Copy the data that follows, character for character, minus the pictures.

**SOURCE DATA**
==============================
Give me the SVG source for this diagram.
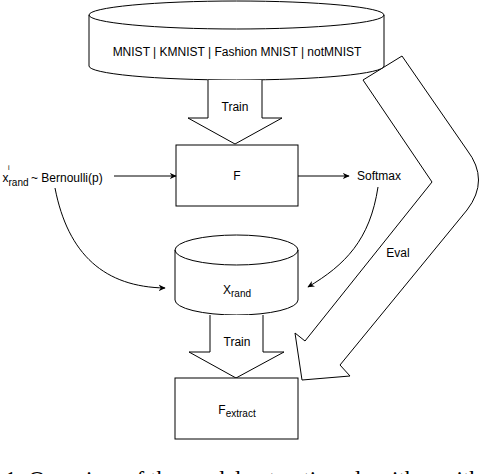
<svg xmlns="http://www.w3.org/2000/svg" width="498" height="474" viewBox="0 0 498 474">
<defs>
<marker id="ah" viewBox="0 0 10 10" refX="9" refY="5" markerWidth="7" markerHeight="7" markerUnits="userSpaceOnUse" orient="auto">
<path d="M0,0.5 L10,5 L0,9.5 L3,5 Z" fill="#000"/>
</marker>
</defs>
<style>
.s{fill:#fff;stroke:#000;stroke-width:1}
.blk{fill:#fff;stroke:#000;stroke-width:1;stroke-linejoin:miter}
.t{font-family:"Liberation Sans",Arial,Helvetica,sans-serif;font-size:12px;fill:#000}
.c{fill:none;stroke:#000;stroke-width:1}
.cap{font-family:"Liberation Serif","Times New Roman",serif;font-size:23px;fill:#000}
</style>
<rect width="498" height="474" fill="#fff"/>

<g id="eval-arrow">
<path class="blk" d="M363,80 L402,56 L467,150 Q490,180 467,210 L340,365 L350,376 L302,380 L295,333 L305,341 L432,182 Z"/>
<text class="t" x="398" y="257" text-anchor="middle">Eval</text>
</g>

<g id="datasets">
<path class="s" d="M89,15 A147.5,14 0 0 1 384,15 L384,66 A147.5,14 0 0 1 89,66 Z"/>
<path class="c" d="M89,15 A147.5,14 0 0 0 384,15"/>
<text class="t" x="237" y="56" text-anchor="middle">MNIST | KMNIST | Fashion MNIST | notMNIST</text>
</g>

<g id="train1">
<path class="blk" d="M208,80 L208,118 L188,118 L235,144 L282,118 L262,118 L262,80"/>
<text class="t" x="235" y="111" text-anchor="middle">Train</text>
</g>

<g id="F">
<rect class="s" x="176" y="145" width="122" height="61"/>
<text class="t" x="237" y="180" text-anchor="middle">F</text>
</g>

<g id="bernoulli">
<text class="t" y="182"><tspan x="2.5">x</tspan><tspan x="8" y="170" font-size="7">i</tspan><tspan x="8.5" y="186" font-size="10">rand</tspan><tspan x="31" y="182">~ Bernoulli(p)</tspan></text>
</g>

<g id="softmax">
<text class="t" x="379" y="180" text-anchor="middle">Softmax</text>
</g>

<g id="xrand">
<path class="s" d="M175,250 A61.5,15 0 0 1 298,250 L298,300 A61.5,15 0 0 1 175,300 Z"/>
<path class="c" d="M175,250 A61.5,15 0 0 0 298,250"/>
<text class="t" x="237" y="294" text-anchor="middle">X<tspan font-size="10" dy="3">rand</tspan></text>
</g>

<g id="train2">
<path class="blk" d="M210,315 L210,352 L189,352 L236,378 L284,352 L263,352 L263,315"/>
<text class="t" x="237" y="346" text-anchor="middle">Train</text>
</g>

<g id="Fextract">
<rect class="s" x="175" y="378" width="123" height="61"/>
<text class="t" x="237" y="414" text-anchor="middle">F<tspan font-size="10" dy="3">extract</tspan></text>
</g>

<g id="connectors">
<path class="c" d="M114,176 L176,176" marker-end="url(#ah)"/>
<path class="c" d="M298,176 L349,176" marker-end="url(#ah)"/>
<path class="c" d="M55,188 C68,255 105,287 165,288" marker-end="url(#ah)"/>
<path class="c" d="M378,187 C370,240 345,265 308,287" marker-end="url(#ah)"/>
</g>

<text class="cap" x="5" y="487">1: Overview of the model extraction algorithm with</text>
</svg>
==============================
**RESPONSE FOR THIS EXERCISE**
Give me the SVG source for this diagram.
<svg xmlns="http://www.w3.org/2000/svg" width="498" height="474" viewBox="0 0 498 474">
<defs>
<marker id="ah" viewBox="0 0 10 10" refX="9" refY="5" markerWidth="7" markerHeight="7" markerUnits="userSpaceOnUse" orient="auto">
<path d="M0,0.5 L10,5 L0,9.5 L3,5 Z" fill="#000"/>
</marker>
</defs>
<style>
.s{fill:#fff;stroke:#000;stroke-width:1}
.blk{fill:#fff;stroke:#000;stroke-width:1;stroke-linejoin:miter}
.t{font-family:"Liberation Sans",Arial,Helvetica,sans-serif;font-size:12px;fill:#000}
.c{fill:none;stroke:#000;stroke-width:1}
.cap{font-family:"Liberation Serif","Times New Roman",serif;font-size:23px;fill:#000}
</style>
<rect width="498" height="474" fill="#fff"/>

<g id="eval-arrow">
<path class="blk" d="M363,80 L402,56 L467,150 Q490,180 467,210 L340,365 L350,376 L302,380 L295,333 L305,341 L432,182 Z"/>
<text class="t" x="398" y="257" text-anchor="middle">Eval</text>
</g>

<g id="datasets">
<path class="s" d="M89,15 A147.5,14 0 0 1 384,15 L384,66 A147.5,14 0 0 1 89,66 Z"/>
<path class="c" d="M89,15 A147.5,14 0 0 0 384,15"/>
<text class="t" x="237" y="56" text-anchor="middle">MNIST | KMNIST | Fashion MNIST | notMNIST</text>
</g>

<g id="train1">
<path class="blk" d="M208,80 L208,118 L188,118 L235,144 L282,118 L262,118 L262,80"/>
<text class="t" x="235" y="111" text-anchor="middle">Train</text>
</g>

<g id="F">
<rect class="s" x="176" y="145" width="122" height="61"/>
<text class="t" x="237" y="180" text-anchor="middle">F</text>
</g>

<g id="bernoulli">
<text class="t" y="182"><tspan x="2.5">x</tspan><tspan x="8" y="170" font-size="7">i</tspan><tspan x="8.5" y="186" font-size="10">rand</tspan><tspan x="31" y="182">~ Bernoulli(p)</tspan></text>
</g>

<g id="softmax">
<text class="t" x="379" y="180" text-anchor="middle">Softmax</text>
</g>

<g id="xrand">
<path class="s" d="M175,250 A61.5,15 0 0 1 298,250 L298,300 A61.5,15 0 0 1 175,300 Z"/>
<path class="c" d="M175,250 A61.5,15 0 0 0 298,250"/>
<text class="t" x="237" y="294" text-anchor="middle">X<tspan font-size="10" dy="3">rand</tspan></text>
</g>

<g id="train2">
<path class="blk" d="M210,315 L210,352 L189,352 L236,378 L284,352 L263,352 L263,315"/>
<text class="t" x="237" y="346" text-anchor="middle">Train</text>
</g>

<g id="Fextract">
<rect class="s" x="175" y="378" width="123" height="61"/>
<text class="t" x="237" y="414" text-anchor="middle">F<tspan font-size="10" dy="3">extract</tspan></text>
</g>

<g id="connectors">
<path class="c" d="M114,176 L176,176" marker-end="url(#ah)"/>
<path class="c" d="M298,176 L349,176" marker-end="url(#ah)"/>
<path class="c" d="M55,188 C68,255 105,287 165,288" marker-end="url(#ah)"/>
<path class="c" d="M378,187 C370,240 345,265 308,287" marker-end="url(#ah)"/>
</g>

<text class="cap" x="5" y="487">1: Overview of the model extraction algorithm with</text>
</svg>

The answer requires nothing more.